In the half hour it takes the first red cloud to become a sunrise, every crow in the area has a suggestion. Even a distant rooster weighs in.
December 2021
December 12, 2021
After last night’s wind, the sky is clear, the forest has finally lost almost all its leaves, and there are several new creaks and groans.
December 11, 2021
Foggy and damp on the last day of regular firearms deer season. The limbs of the old crabapple glow blueish green with lichen.
December 10, 2021
Finches cluster high in a black birch, gorging in silence. A squirrel digs up a walnut and re-buries it on the other side of the road.
December 9, 2021
Hard frost. As the sky reddens, the meadow comes alive with chirps and trills. A milkweed pod’s frozen spill of gossamer.
December 8, 2021
Rising late, what have I missed? The sky is white and the air is dead still. There’s no snow. The usual birds are making their usual sounds.
December 7, 2021
Cold, overcast, and nearly still: my clouds of breath drift sideways, leading my eye to a half-shell of black walnut, its empty brain case.
December 6, 2021
Warmish. The sun almost emerges through thinning clouds, heralded by chickadees foraging high in the black birches at the edge of the woods.
December 5, 2021
A vast Sunday-morning silence broken only by mourning dove wings, the soft taps of a downy woodpecker, and the grumbling of my stomach.
December 4, 2021
Clear except for two contrails, fuzzy with age.
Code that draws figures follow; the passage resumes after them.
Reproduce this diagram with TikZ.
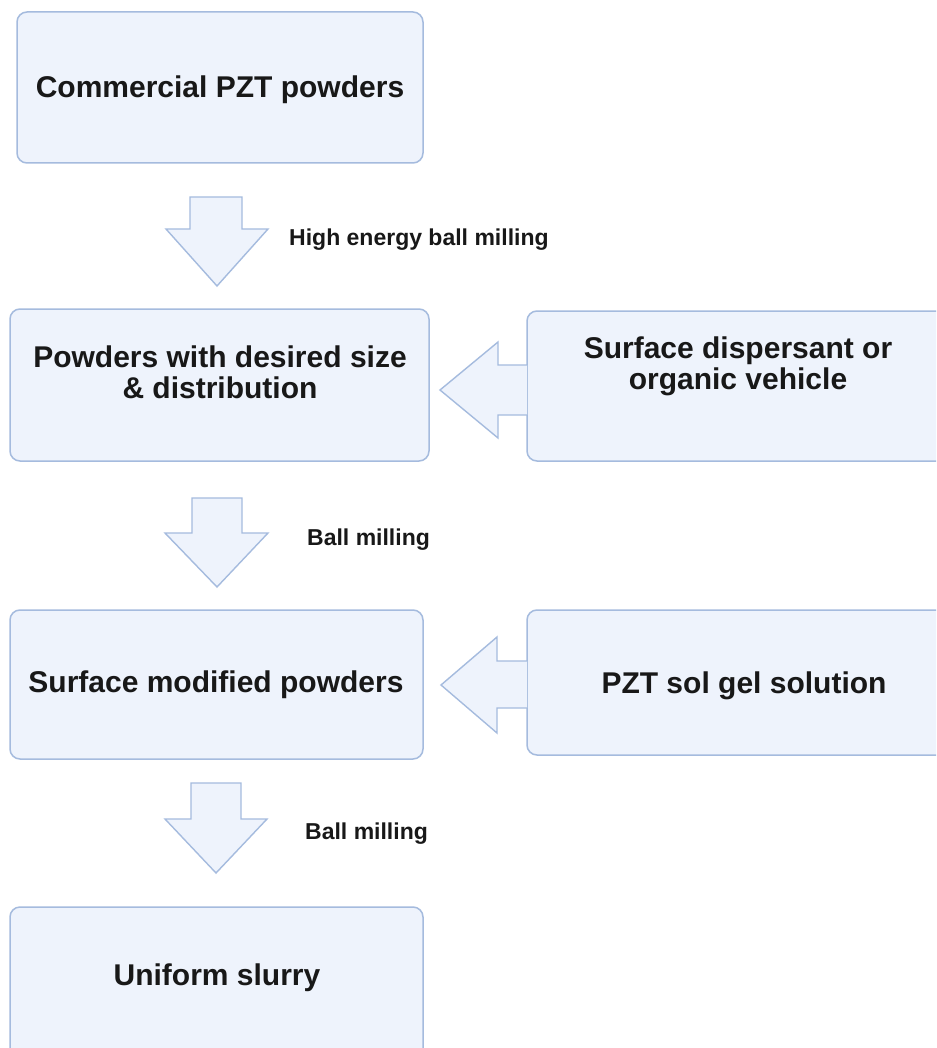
\documentclass[tikz,border=0pt]{standalone}
\usepackage{fontspec}
\setmainfont{Liberation Sans}
\usetikzlibrary{calc}
\definecolor{boxfill}{RGB}{238,243,252}
\definecolor{boxline}{RGB}{165,187,222}
\definecolor{txt}{RGB}{24,24,24}
\tikzset{
  stage/.style={draw=boxline, fill=boxfill, line width=1.5pt, rounded corners=10pt},
  stagetext/.style={text=txt, font=\bfseries\fontsize{30}{31}\selectfont, align=center, inner sep=0pt},
  steplabel/.style={text=txt, font=\bfseries\fontsize{23}{24}\selectfont, anchor=west, inner sep=0pt},
  blockarrow/.style={draw=boxline, fill=boxfill, line width=1.4pt, line join=miter},
}
\begin{document}
\begin{tikzpicture}[x=1pt, y=-1pt]
  \clip (0,0) rectangle (936,1048);
  \fill[white] (0,0) rectangle (936,1048);

  % process boxes
  \draw[stage] (17,12) rectangle (423,163);
  \node[stagetext] (commercial) at (220,90) {Commercial PZT powders};

  \draw[stage] (10,309) rectangle (429,461);
  \node[stagetext] (sized) at (220,372.5) {Powders with desired size\\\& distribution};

  \draw[stage] (527,311) rectangle (960,461);
  \node[stagetext] (dispersant) at (738,366) {Surface dispersant or\\organic vehicle};

  \draw[stage] (10,610) rectangle (423,759);
  \node[stagetext] (modified) at (216,685) {Surface modified powders};

  \draw[stage] (527,610) rectangle (960,755);
  \node[stagetext] (solgel) at (744,686) {PZT sol gel solution};

  \draw[stage] (10,907) rectangle (423,1070);
  \node[stagetext] (slurry) at (217,978) {Uniform slurry};

  % downward block arrows
  \draw[blockarrow] (190,197) -- (242,197) -- (242,229) -- (268,229) -- (217,286)
    -- (166,229) -- (190,229) -- cycle;
  \draw[blockarrow] (192,498) -- (242,498) -- (242,533) -- (268,533) -- (217,587)
    -- (165,533) -- (192,533) -- cycle;
  \draw[blockarrow] (191,783) -- (241,783) -- (241,819) -- (267,819) -- (216,873)
    -- (165,819) -- (191,819) -- cycle;

  % leftward block arrows from the additive boxes
  \draw[blockarrow] (527,365) -- (498,365) -- (498,342) -- (440,390) -- (498,438)
    -- (498,415) -- (527,415);
  \draw[blockarrow] (527,661) -- (497,661) -- (497,637) -- (441,685) -- (497,733)
    -- (497,708) -- (527,708);

  % step labels
  \node[steplabel] (hebm) at (289,240) {High energy ball milling};
  \node[steplabel] (bm1) at (307,540) {Ball milling};
  \node[steplabel] (bm2) at (305,834) {Ball milling};
\end{tikzpicture}
\end{document}
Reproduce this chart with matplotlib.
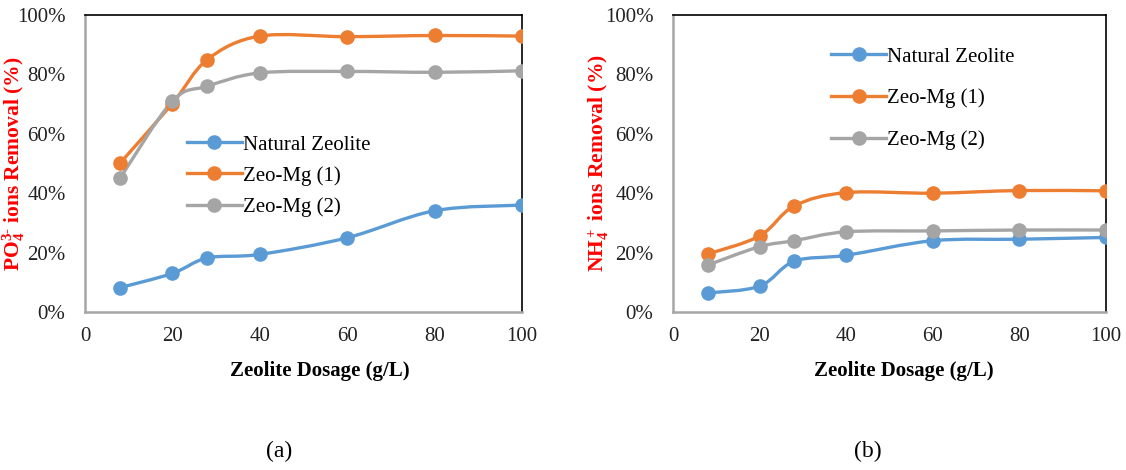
import numpy as np
import matplotlib
matplotlib.use("Agg")
import matplotlib.pyplot as plt
from matplotlib.path import Path
from matplotlib.patches import PathPatch
from matplotlib.ticker import FuncFormatter

plt.rcParams['font.family'] = ['Liberation Serif', 'DejaVu Serif']
plt.rcParams['mathtext.fontset'] = 'custom'
plt.rcParams['mathtext.rm'] = 'Liberation Serif:bold'
plt.rcParams['mathtext.it'] = 'Liberation Serif:bold'
plt.rcParams['mathtext.bf'] = 'Liberation Serif:bold'

# data
dosage = [8, 20, 28, 40, 60, 80, 100]
series_names = ["Natural Zeolite", "Zeo-Mg (1)", "Zeo-Mg (2)"]
colors = ["#5B9BD5", "#ED7D31", "#A5A5A5"]

po4_natural = [8.2, 13.0, 18.2, 19.4, 25.0, 34.1, 36.0]
po4_zeo1 = [50.1, 70.2, 85.0, 92.9, 92.7, 93.1, 92.9]
po4_zeo2 = [45.0, 71.0, 76.0, 80.5, 81.0, 80.7, 81.2]

nh4_natural = [6.4, 8.7, 17.1, 19.1, 24.0, 24.5, 25.1]
nh4_zeo1 = [19.5, 25.6, 35.7, 40.2, 40.0, 40.9, 40.8]
nh4_zeo2 = [15.8, 22.0, 24.0, 27.0, 27.3, 27.6, 27.6]


def smooth_path(x, y):
    # Catmull-Rom style bezier through the points (like excel smoothed lines)
    x = np.asarray(x, float)
    y = np.asarray(y, float)
    verts = [(x[0], y[0])]
    codes = [Path.MOVETO]
    n = len(x)
    for i in range(n - 1):
        x0, y0 = (x[i - 1], y[i - 1]) if i > 0 else (x[i], y[i])
        x3, y3 = (x[i + 2], y[i + 2]) if i + 2 < n else (x[i + 1], y[i + 1])
        c1 = (x[i] + (x[i + 1] - x0) / 6, y[i] + (y[i + 1] - y0) / 6)
        c2 = (x[i + 1] - (x3 - x[i]) / 6, y[i + 1] - (y3 - y[i]) / 6)
        verts += [c1, c2, (x[i + 1], y[i + 1])]
        codes += [Path.CURVE4] * 3
    return Path(verts, codes)


def draw_panel(ax, values, ylabel, ylab_x, xlab_x, leg_anchor, leg_spacing):
    for vals, name, c in zip(values, series_names, colors):
        ax.add_patch(PathPatch(smooth_path(dosage, vals), fill=False,
                               edgecolor=c, lw=2.4, zorder=2))
        ax.plot(dosage, vals, ls='none', marker='o', ms=9.5, color=c, zorder=3)
        ax.plot([], [], '-o', color=c, lw=2.4, ms=9.5, label=name)
    ax.set_xlim(0, 100)
    ax.set_ylim(0, 100)
    ax.set_xticks(range(0, 101, 20))
    ax.set_yticks(range(0, 101, 20))
    ax.yaxis.set_major_formatter(FuncFormatter(lambda v, p: f"{v:.0f}%"))
    ax.tick_params(length=0, labelsize=15, colors='#222222')
    ax.tick_params(axis='y', pad=14)
    ax.tick_params(axis='x', pad=11)
    for s in ['top', 'right']:
        ax.spines[s].set_color('black')
        ax.spines[s].set_linewidth(1.2)
    for s in ['left', 'bottom']:
        ax.spines[s].set_color('#A6A6A6')
        ax.spines[s].set_linewidth(1.8)
    ax.set_xlabel("Zeolite Dosage (g/L)", fontsize=15, fontweight='bold')
    ax.xaxis.set_label_coords(xlab_x, -0.165)
    ax.set_ylabel(ylabel, fontsize=15.5, fontweight='bold', color='red')
    ax.yaxis.set_label_coords(ylab_x, 0.5)
    ax.legend(loc='upper left', bbox_to_anchor=leg_anchor, frameon=False,
              fontsize=15, handlelength=2.65, handletextpad=0.05,
              labelspacing=leg_spacing, borderaxespad=0, borderpad=0)


fig = plt.figure(figsize=(11.26, 4.70), dpi=100)
ax1 = fig.add_axes([85 / 1126, 1 - 312 / 470, 437 / 1126, 297 / 470])
ax2 = fig.add_axes([673 / 1126, 1 - 312 / 470, 433 / 1126, 297 / 470])

draw_panel(ax1, [po4_natural, po4_zeo1, po4_zeo2],
           r"PO$_4^{3\text{-}}$ ions Removal (%)", -0.133, 0.538,
           (0.233, 0.596), 0.55)
draw_panel(ax2, [nh4_natural, nh4_zeo1, nh4_zeo2],
           r"NH$_4^+$ ions Removal (%)", -0.143, 0.533,
           (0.365, 0.892), 1.05)

fig.text(279 / 1126, 1 - 451 / 470, "(a)", fontsize=17, ha='center', va='center')
fig.text(868 / 1126, 1 - 451 / 470, "(b)", fontsize=17, ha='center', va='center')

fig.savefig("out.png", dpi=100)
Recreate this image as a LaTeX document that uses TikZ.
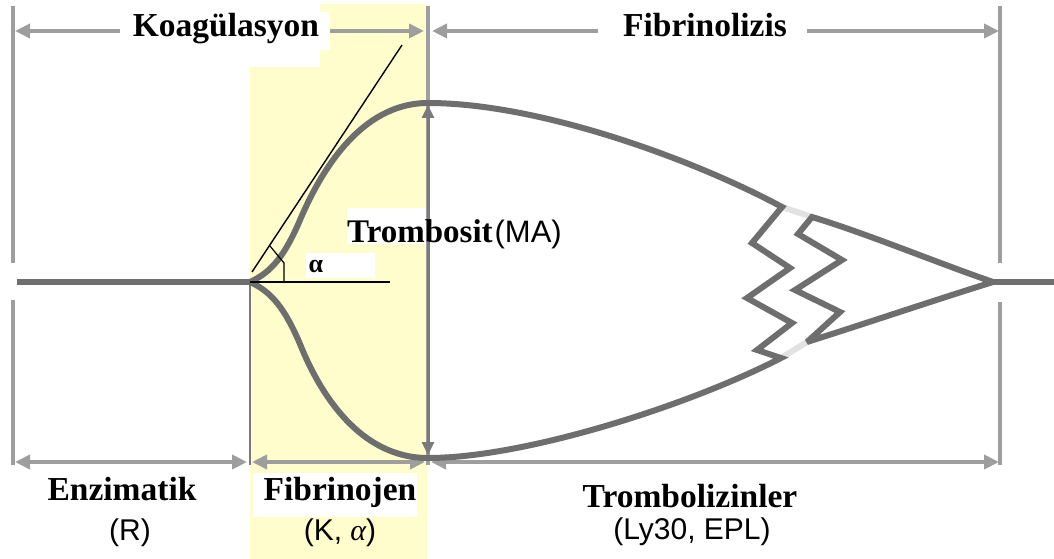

Another scrap of gray paper has fallen from the old hornets’ nest, its lines blank as ever.
December 3, 2021
Clouds with blue veins and sunrise bellies. Two nuthatches trade harangues. A crow summons other crows to—I’m guessing—a fresh gut pile.
December 2, 2021
It’s damp and warmish. A red-bellied woodpecker comes silently rocketing out of the woods. The creek remains mum about last night’s rain.
December 1, 2021
The first day of meteorological winter. It’s warm. I-99 is barely audible. The sound of teeth on walnut shell alternates with scold-calls.